Cajai has been dancing with her mother “since she could walk” and was first enrolled in dance lessons at age 2. She also studies voice and has a private skating coach, Sylvia Fontana, who competed for Italy in the Winter Olympics. Although Cajai also aspires to skate professionally (next stop: ‘The Lion King” on ice?), her main passion remains the theater. “I love being on stage!” she said. “All of my friends, when they go on stage, they’re always, like, so nervous. But I’m just totally excited. Once I get out there, it’s like I’m in a whole other world.”


Jaimoe understands just what she means. His own childhood in Mississippi was once animated with Disney dreams. He even applied to be a Mouseketeer in the mid-1950’s, but was rejected. There were no black Mouseketeers until 1977. Now, nearly every cast member of “The Lion King” is African-American. “It just shows how far they’ve come,” Jaimoe said about Disney. Having come quite far himself — the Allman Brothers are about to embark on another national tour — he is ecstatic to see his daughter following in his show-biz footsteps.


He also expects her to carry on another family tradition. Fifteen years ago, he legally changed his name to Jaimoe. Just Jaimoe. That’s all it says on his passport, bank statements and bills. “Not that I’m in this category,” he explained, “but if you say ‘Cher,’ if you say ‘Liberace,’ people know who you’re talking about.” He hopes the same will be true someday when people say “Cajai.” But for now, she is under contract to Disney as Cajai Fellows Johnson.

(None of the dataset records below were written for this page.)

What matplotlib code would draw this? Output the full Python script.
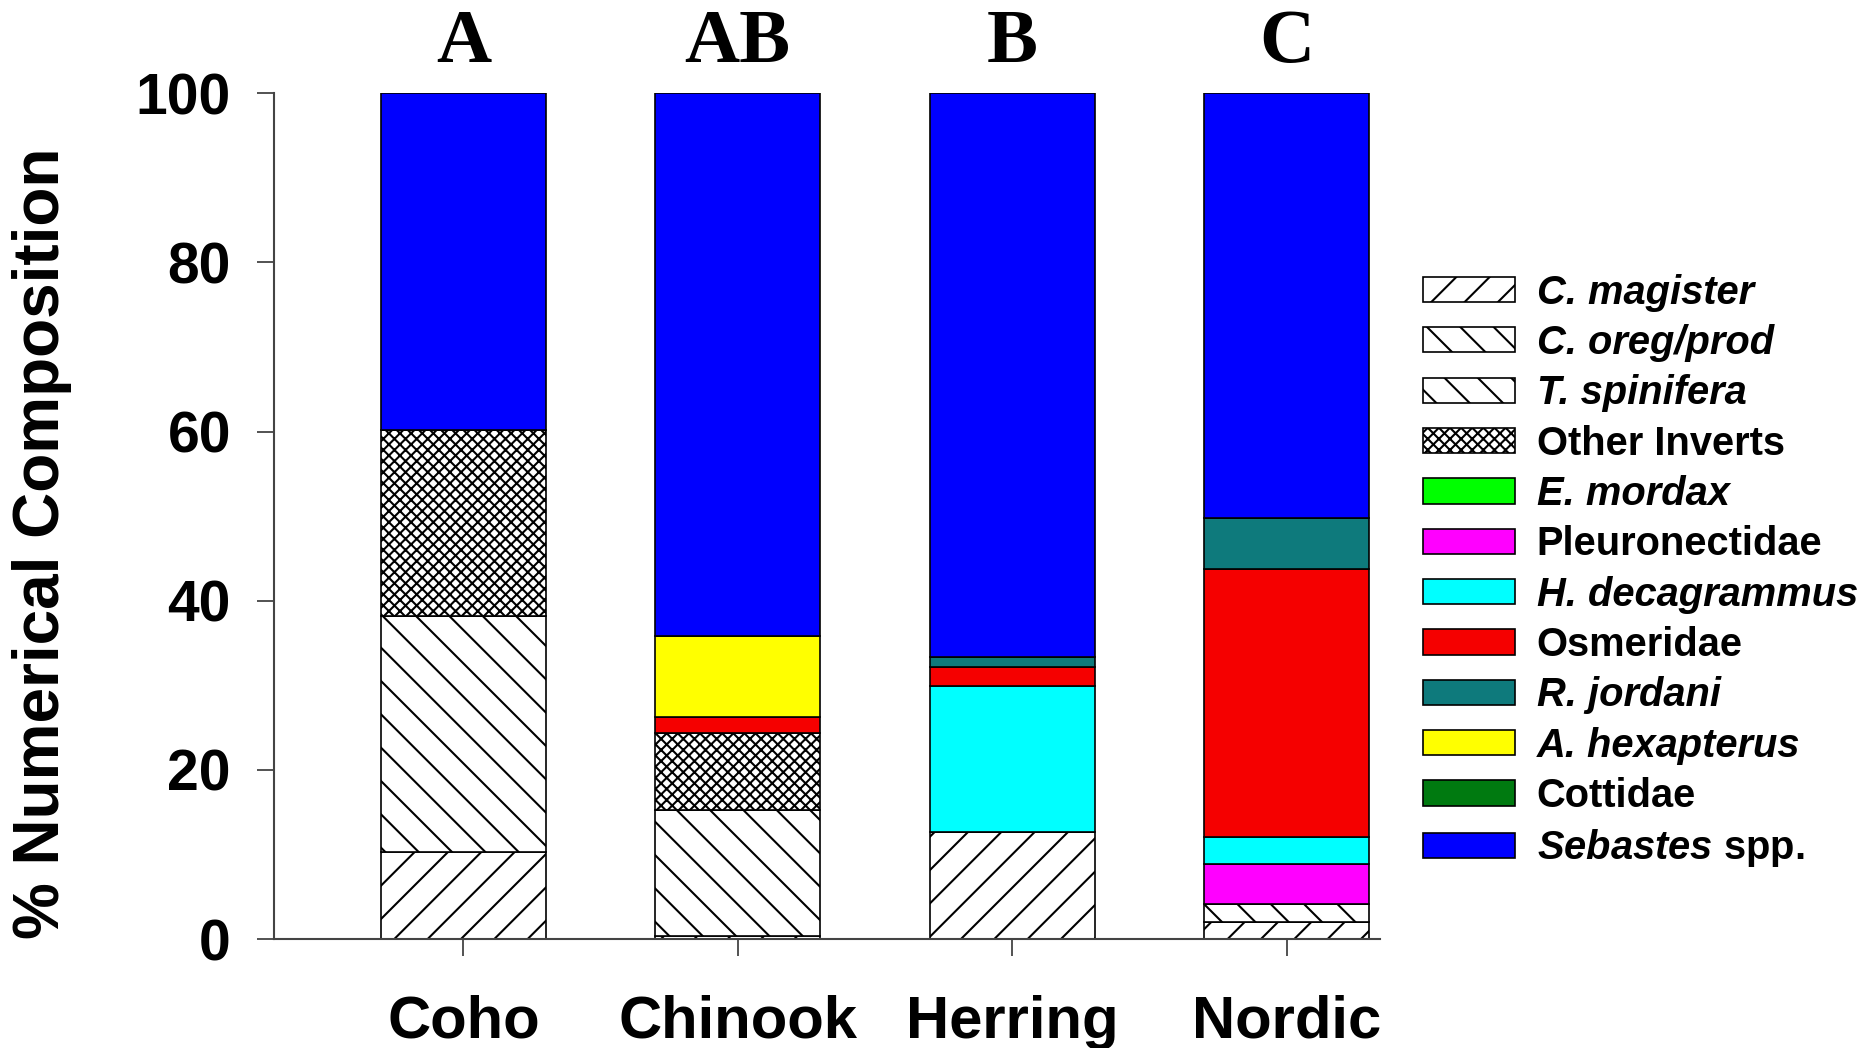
import matplotlib
matplotlib.use("Agg")
import matplotlib.pyplot as plt
from matplotlib import font_manager
from matplotlib.transforms import blended_transform_factory

# --- data -------------------------------------------------------------
groups = ["Coho", "Chinook", "Herring", "Nordic"]
group_letters = ["A", "AB", "B", "C"]

c_magister = [10.3, 0.3, 12.6, 2.0]
c_oreg_prod = [27.9, 14.9, 0.0, 0.0]
t_spinifera = [0.0, 0.0, 0.0, 2.1]
other_inverts = [22.0, 9.2, 0.0, 0.0]
e_mordax = [0.0, 0.0, 0.0, 0.0]
pleuronectidae = [0.0, 0.0, 0.0, 4.8]
h_decagrammus = [0.0, 0.0, 17.3, 3.2]
osmeridae = [0.0, 1.8, 2.3, 31.6]
r_jordani = [0.0, 0.0, 1.1, 6.1]
a_hexapterus = [0.0, 9.6, 0.0, 0.0]
cottidae = [0.0, 0.0, 0.0, 0.0]
sebastes = [39.8, 64.2, 66.7, 50.2]

y_ticks = [0, 20, 40, 60, 80, 100]

# --- styling per taxon (stack order, bottom to top) --------------------
taxa = [
    ("C. magister", c_magister, "white", "/", "italic"),
    ("C. oreg/prod", c_oreg_prod, "white", "\\", "italic"),
    ("T. spinifera", t_spinifera, "white", "\\", "italic"),
    ("Other Inverts", other_inverts, "white", "xxx", "normal"),
    ("E. mordax", e_mordax, "#00ff00", None, "italic"),
    ("Pleuronectidae", pleuronectidae, "#ff00ff", None, "normal"),
    ("H. decagrammus", h_decagrammus, "#00ffff", None, "italic"),
    ("Osmeridae", osmeridae, "#f50000", None, "normal"),
    ("R. jordani", r_jordani, "#0e7a7c", None, "italic"),
    ("A. hexapterus", a_hexapterus, "#ffff00", None, "italic"),
    ("Cottidae", cottidae, "#007a10", None, "normal"),
    (r"$\mathit{Sebastes}$ spp.", sebastes, "#0000ff", None, "normal"),
]

available = {f.name for f in font_manager.fontManager.ttflist}
sans = "Liberation Sans" if "Liberation Sans" in available else "DejaVu Sans"
serif = "Liberation Serif" if "Liberation Serif" in available else "DejaVu Serif"

plt.rcParams["font.family"] = [sans, "DejaVu Sans"]
plt.rcParams["font.weight"] = "bold"
plt.rcParams["mathtext.fontset"] = "custom"
plt.rcParams["mathtext.it"] = f"{sans}:italic:bold"
plt.rcParams["mathtext.rm"] = f"{sans}:bold"
plt.rcParams["hatch.linewidth"] = 1.5
plt.rcParams["hatch.color"] = "black"

fig = plt.figure(figsize=(18.7, 10.48), dpi=100)
ax = fig.add_axes([0.1465, 0.104, 0.5915, 0.807])

x = list(range(len(groups)))
bottom = [0.0] * len(groups)
handles = []
for label, vals, color, hatch, style in taxa:
    bars = ax.bar(x, vals, width=0.6, bottom=bottom, color=color,
                  edgecolor="black", linewidth=1.2, hatch=hatch,
                  label=label, zorder=2)
    handles.append(bars)
    bottom = [b + v for b, v in zip(bottom, vals)]

ax.set_xlim(-0.69, 3.34)
ax.set_ylim(0, 100)
ax.set_yticks(y_ticks)
ax.set_yticklabels([str(t) for t in y_ticks])
ax.set_xticks(x)
ax.set_xticklabels(groups)

for side in ("top", "right"):
    ax.spines[side].set_visible(False)
for side in ("left", "bottom"):
    ax.spines[side].set_color("#444444")
    ax.spines[side].set_linewidth(1.5)

ax.tick_params(axis="y", length=12, width=1.3, color="#444444",
               labelsize=41, pad=19)
ax.tick_params(axis="x", length=12, width=1.3, color="#444444",
               labelsize=43, pad=28)
for t in ax.get_yticklabels() + ax.get_xticklabels():
    t.set_fontweight("bold")

ax.set_ylabel("% Numerical Composition", fontsize=46, fontweight="bold")
ax.yaxis.set_label_coords(-0.183, 0.468)

# significance letters above each bar
trans = blended_transform_factory(ax.transData, ax.transAxes)
for xi, letter in zip(x, group_letters):
    ax.text(xi, 1.059, letter, transform=trans, ha="center", va="center",
            fontsize=55, fontweight="bold", family=[serif, "DejaVu Serif"])

leg = fig.legend(handles=handles, loc="upper left",
                 bbox_to_anchor=(0.761, 0.739), frameon=False,
                 prop={"size": 28.7, "weight": "bold"},
                 handlelength=2.3, handleheight=0.6, handletextpad=0.55,
                 labelspacing=0.31, borderpad=0, borderaxespad=0)
for txt, (_, _, _, _, style) in zip(leg.get_texts(), taxa):
    txt.set_fontstyle(style)
for patch in leg.get_patches():
    patch.set_linewidth(1.2)

fig.savefig("out.png", dpi=100)
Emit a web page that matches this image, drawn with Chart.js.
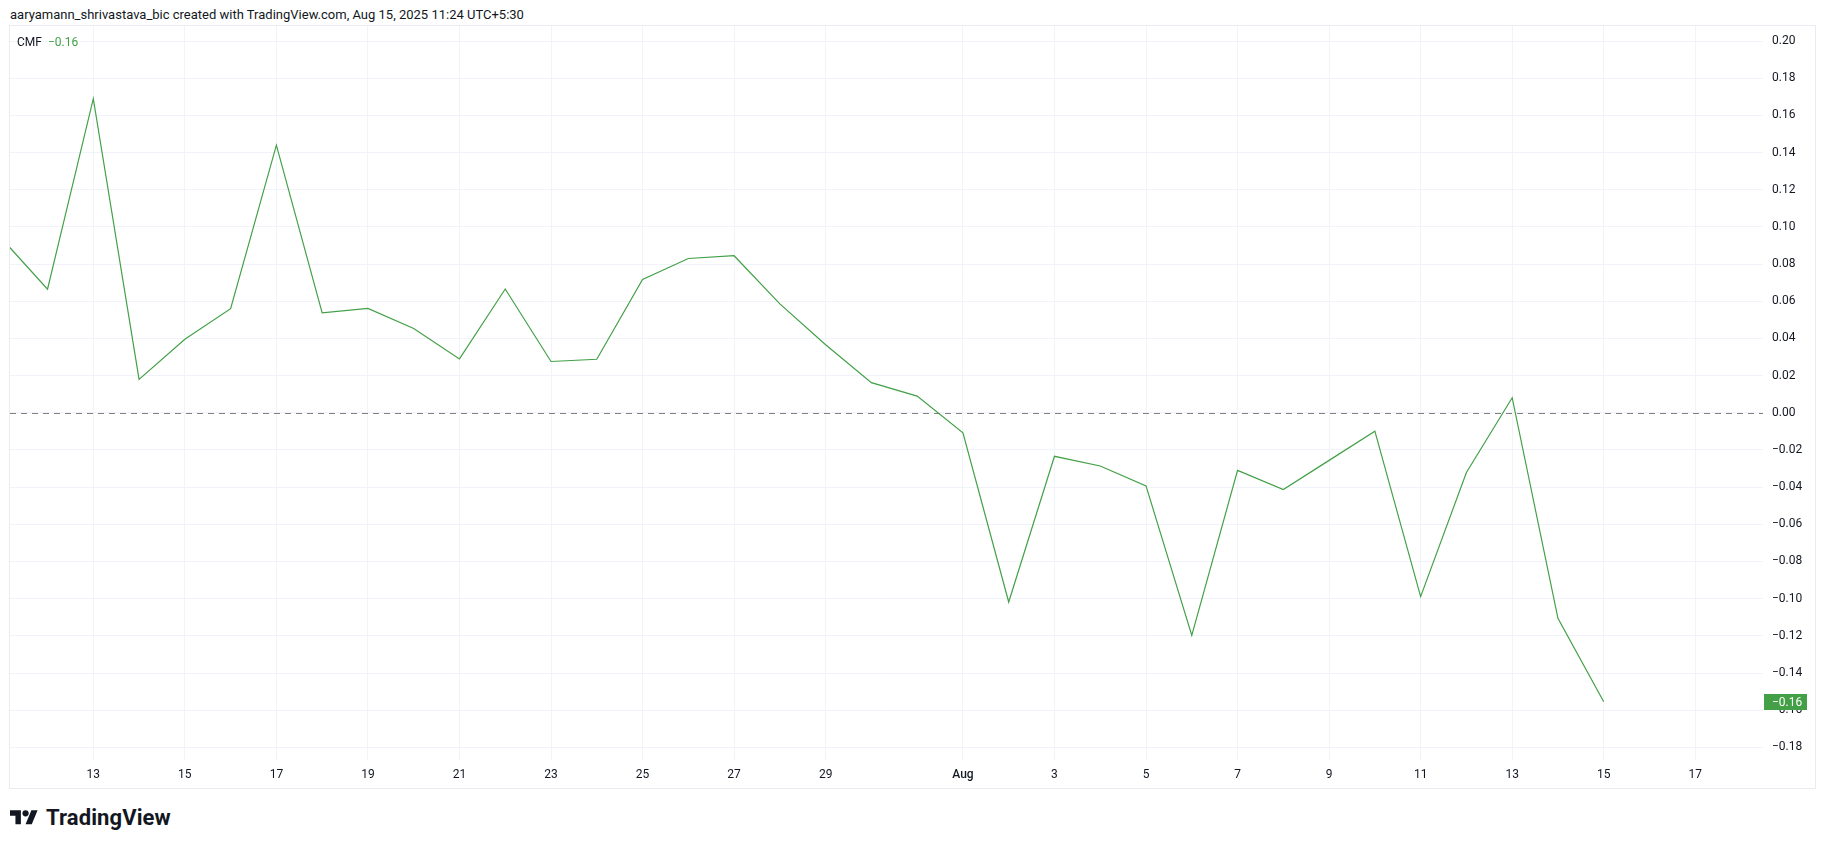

That contract requires her to appear in three to five shows per week.She will alternate in the role with another child, as will the two boys who play Simba. On the road, she is being tutored with those three children, with homework mailed from her school so she doesn’t fall behind. Her mother has arranged a leave of absence from her work and Jaimoe will visit periodically (their tours intersect in Denver). But she will not return home until her tour is done.


Many friends back home are eager to see the show, Cajai said. “They’re like, ‘You’ll have to tell us when it’s in Hartford.’ ” But it’s not scheduled to visit Connecticut, and if it ever does, Cajai is unlikely to be involved by then. Her contract becomes void if she grows 2 inches. Most kids outgrow the role within a year. “Generally we find that six months is like a cut-off point,” said Mr. Lee, “because one of three things happens: They get too big, their voice changes, or they get bored.” Boredom now, however, seems unimaginable. Cajai just can’t wait to be queen. As Young Simba’s feisty sidekick, she speaks, dances, sings several solo lines, rides what appears to be a giant ostrich and wrestles Simba to the ground, threatening fiercely, “Hit ya again!”


Although the children appear only in Act I, they all play pivotal roles. “They’re carrying the first act of a huge show,” said Aubrey Lynch, the associate horeographer. Yet thanks to her air of confidence, he said he believed Cajai is easily up to the task. “You can’t be fooled by her petite prettiness,” he said. “She’s a tough young lady. And technically, yeah, she can dance beautifully, she sings beautifully and she can act.” To be considered for the show, said Mr. Lee, children must excel at all

three.


“We’ve had kids who’ve come in, sung up a storm, acted great, looked great, and they can’t move at all,” he said. “Or their body goes dead when they start acting.” Even so, he discourages youngsters from taking drama lessons, convinced that these may even prove counterproductive by inhibiting their natural quality as children. “There’s a spirit and an energy about them, as kids, that’s very important for us,” he said.


Confidence is also crucial, Mr. Lynch said. In that regard, Cajai has some advice. When she told people she planned to audition, some of them said, ” ‘Cajai, how do you expect to get it? We’re all just kind of here in small, little West Hartford,’ ” she said.

Cajai has a message for them and for anyone else who dares to dream big. “Anyone can do anything,” she said, “if you really put your mind to it.”